On the Houdré-Tetali conjecture about an isoperimetric constant of graphs
Lap Chi Lau, Dante Tjowasi
TL;DR
The paper addresses the Houdré-Tetali conjecture relating the isoperimetric constant $φ_{1/2}$ to the second eigenvalue $λ_2$ of the normalized Laplacian, delivering both limitations and enhancements to the conjecture. It proves a universal spectral bound $(φ_p)^2 \le \frac{4}{2p-1} λ_2$ for $p>\tfrac{1}{2}$, matching and strengthening the hard direction of Cheeger-type inequalities, and shows the conjecture holds for all constant $p>\tfrac{1}{2}$, with extensions to directed graphs via Chung's directed Laplacian. The authors provide a counterexample family showing the extra logarithmic factor is necessary for $p=\tfrac{1}{2}$, while also reproducing Morris-Peres's log-factor bound using standard spectral methods without self-loop assumptions. They furthermore extend the framework to non-reversible chains and directed graphs, and supply detailed proofs of auxiliary lemmas underpinning the spectral arguments.

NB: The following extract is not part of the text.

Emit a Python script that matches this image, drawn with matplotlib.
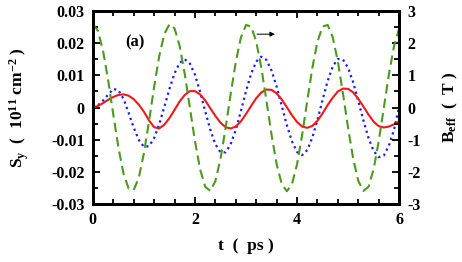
import matplotlib
matplotlib.use("Agg")
import matplotlib.pyplot as plt
from matplotlib.ticker import MultipleLocator

plt.rcParams['font.family'] = 'Liberation Serif'
plt.rcParams['font.weight'] = 'bold'
plt.rcParams['mathtext.fontset'] = 'custom'
plt.rcParams['mathtext.rm'] = 'Liberation Serif:bold'
plt.rcParams['mathtext.it'] = 'Liberation Serif:bold'
plt.rcParams['mathtext.bf'] = 'Liberation Serif:bold'

# time in ps
t = [i / 10 for i in range(61)]

# S_y (10^11 cm^-2), solid red
sy_red = [0.0, 0.0005, 0.0014, 0.0024, 0.0033, 0.0039, 0.0041, 0.0037, 0.0026, 0.0009,
          -0.0013, -0.0040, -0.0061, -0.0065, -0.0053, -0.0033, -0.0007, 0.0019, 0.0039, 0.0051,
          0.0051, 0.0041, 0.0022, -0.0002, -0.0026, -0.0047, -0.0061, -0.0065, -0.0059, -0.0043,
          -0.0020, 0.0005, 0.0029, 0.0047, 0.0056, 0.0055, 0.0044, 0.0025, 0.0001, -0.0024,
          -0.0045, -0.0059, -0.0063, -0.0057, -0.0041, -0.0018, 0.0008, 0.0031, 0.0050, 0.0059,
          0.0058, 0.0047, 0.0027, 0.0003, -0.0022, -0.0044, -0.0058, -0.0062, -0.0059, -0.0052,
          -0.0043]

# S_y, dotted blue
sy_blue = [0.0, 0.0007, 0.0022, 0.0040, 0.0058, 0.0054, 0.0027, -0.0016, -0.0062, -0.0101,
           -0.0122, -0.0120, -0.0095, -0.0052, 0.0002, 0.0058, 0.0106, 0.0139, 0.0150, 0.0137,
           0.0102, 0.0049, -0.0011, -0.0069, -0.0114, -0.0139, -0.0139, -0.0114, -0.0069, -0.0011,
           0.0051, 0.0105, 0.0143, 0.0158, 0.0148, 0.0115, 0.0065, 0.0005, -0.0055, -0.0105,
           -0.0138, -0.0148, -0.0132, -0.0093, -0.0038, 0.0024, 0.0083, 0.0128, 0.0151, 0.0149,
           0.0123, 0.0078, 0.0020, -0.0040, -0.0095, -0.0135, -0.0154, -0.0149, -0.0118, -0.0068,
           0.0003]

# B_eff (T), dashed green, right axis
b_eff = [2.600, 2.381, 1.761, 0.843, -0.215, -1.239, -2.052, -2.518, -2.565, -2.178,
         -1.420, -0.428, 0.639, 1.597, 2.283, 2.591, 2.459, 1.913, 1.043, 0.0,
         -1.044, -1.914, -2.460, -2.591, -2.284, -1.597, -0.639, 0.428, 1.420, 2.178,
         2.565, 2.520, 2.052, 1.239, 0.215, -0.844, -1.761, -2.381, -2.600, -2.381,
         -1.761, -0.844, 0.215, 1.239, 2.052, 2.520, 2.565, 2.178, 1.420, 0.428,
         -0.639, -1.597, -2.284, -2.591, -2.460, -1.914, -1.044, 0.0, 1.043, 1.913,
         2.459]

fig = plt.figure(figsize=(4.62, 2.62), dpi=100)
ax = fig.add_axes([0.201, 0.221, 0.663, 0.737])
ax2 = ax.twinx()

ax.plot(t, sy_red, color='#f01818', lw=1.5, zorder=3)
ax.plot(t, sy_blue, color='#1a1aff', lw=1.6, ls=(0, (1, 1.6)), zorder=2)
ax2.plot(t, b_eff, color='#4b9a1e', lw=1.5, ls=(0, (4.5, 2.5)))

ax.set_xlim(0, 6)
ax.set_ylim(-0.03, 0.03)
ax2.set_ylim(-3, 3)

ax.xaxis.set_major_locator(MultipleLocator(2))
ax.xaxis.set_minor_locator(MultipleLocator(0.4))
ax.yaxis.set_major_locator(MultipleLocator(0.01))
ax.yaxis.set_minor_locator(MultipleLocator(0.005))
ax2.yaxis.set_major_locator(MultipleLocator(1))
ax2.yaxis.set_minor_locator(MultipleLocator(0.5))

ax.yaxis.set_major_formatter(plt.FuncFormatter(lambda v, p: '0' if abs(v) < 1e-9 else '%.2f' % v))
ax.xaxis.set_major_formatter(plt.FuncFormatter(lambda v, p: '%d' % round(v)))
ax2.yaxis.set_major_formatter(plt.FuncFormatter(lambda v, p: '%d' % round(v)))

ax.tick_params(which='both', direction='in', top=True, right=False, width=1.3, labelsize=11.5, pad=6)
ax.tick_params(which='major', length=5)
ax.tick_params(which='minor', length=3.5)
ax2.tick_params(which='both', direction='in', width=1.3, labelsize=11.5, pad=6)
ax2.tick_params(which='major', length=5)
ax2.tick_params(which='minor', length=3.5)

for a in (ax, ax2):
    for s in a.spines.values():
        s.set_linewidth(2)

ax.set_xlabel('t  (  ps )', fontsize=12.5, fontweight='bold', labelpad=7)
ax.set_ylabel(r'S$_\mathrm{y}$  (  10$^{11}$ cm$^{-2}$ )', fontsize=12.5, fontweight='bold', labelpad=14)
ax2.set_ylabel(r'B$_\mathrm{eff}$  (  T )', fontsize=12.5, fontweight='bold', labelpad=14)

ax.text(0.82, 0.0203, '(a)', fontsize=12, fontweight='bold', ha='center', va='center')
ax.annotate('', xy=(3.62, 0.0228), xytext=(3.16, 0.0228),
            arrowprops=dict(arrowstyle='-|>', color='black', lw=0.7, mutation_scale=7))

fig.savefig('out.png', dpi=100)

Overall, the work clarifies the precise limits of the Houdré-Tetali conjecture and offers robust spectral tools for analyzing isoperimetric constants in both undirected and directed graphs.
Abstract
Houdré and Tetali defined a class of isoperimetric constants $\varphi_p$ of graphs for $0 \leq p \leq 1$, and conjectured a Cheeger-type inequality for $\varphi_\frac12$ of the form $$λ_2 \lesssim \varphi_\frac12 \lesssim \sqrt{λ_2}$$ where $λ_2$ is the second smallest eigenvalue of the normalized Laplacian matrix. If true, the conjecture would be a strengthening of the hard direction of the classical Cheeger's inequality. Morris and Peres proved Houdré and Tetali's conjecture up to an additional log factor, using techniques from evolving sets. We present the following related results on this conjecture. - We provide a family of counterexamples to the conjecture of Houdré and Tetali, showing that the logarithmic factor is needed. - We match Morris and Peres's bound using standard spectral arguments. - We prove that Houdré and Tetali's conjecture is true for any constant $p$ strictly bigger than $\frac12$, which is also a strengthening of the hard direction of Cheeger's inequality. Furthermore, our results can be extended to directed graphs using Chung's definition of eigenvalues for directed graphs.